After Unconditional Exchange of Contracts or After The Cooling-Off Period Expires:
There are a few formalities which our office takes care of during the process. If you are borrowing funds for the purchase you will need to make arrangements to sign your loan documents with your broker or banker as soon as the loan documents have been prepared by your lender. This is to avoid any last minute hiccups with your lender if the documents haven’t been prepared correctly or not signed accurately.
You are entitled to undertake a final inspection of the property in the lead up to settlement. This is to ensure that the property is in relatively the same condition as when you exchanged contracts.
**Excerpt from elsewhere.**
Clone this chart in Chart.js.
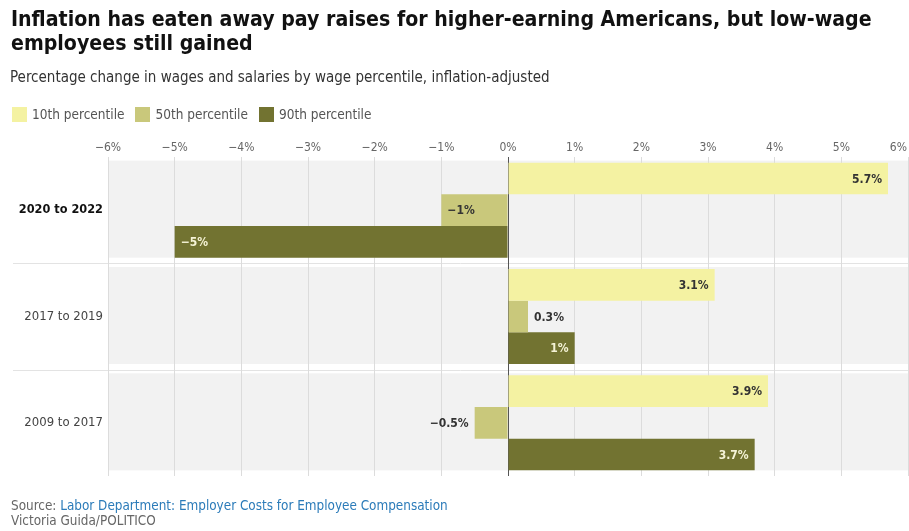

In the lead up to settlement we will also provide you with a detailed beak-down of the settlement adjustments and costs. This will note any shortfall which your bank is not providing that you will be required to provide for settlement to occur. Our office makes use of a Trust Account which means that if you need to contribute any funds for settlement, you can simply make one lump sum payment into Trust Account so you don’t need to worry about drawing multiple cheques in the lead up to settlement.
On the day of settlement:
Once you have carried out your final inspection and are happy to proceed with settlement, we take care of all the formalities on the day in terms of handing over the settlement funds and receiving the title deeds. If you are borrowing funds for your purchase, your mortgagee will typically take care of lodging all the title transfer documents, otherwise our office will take care of this process.
All you need to do is collect the keys!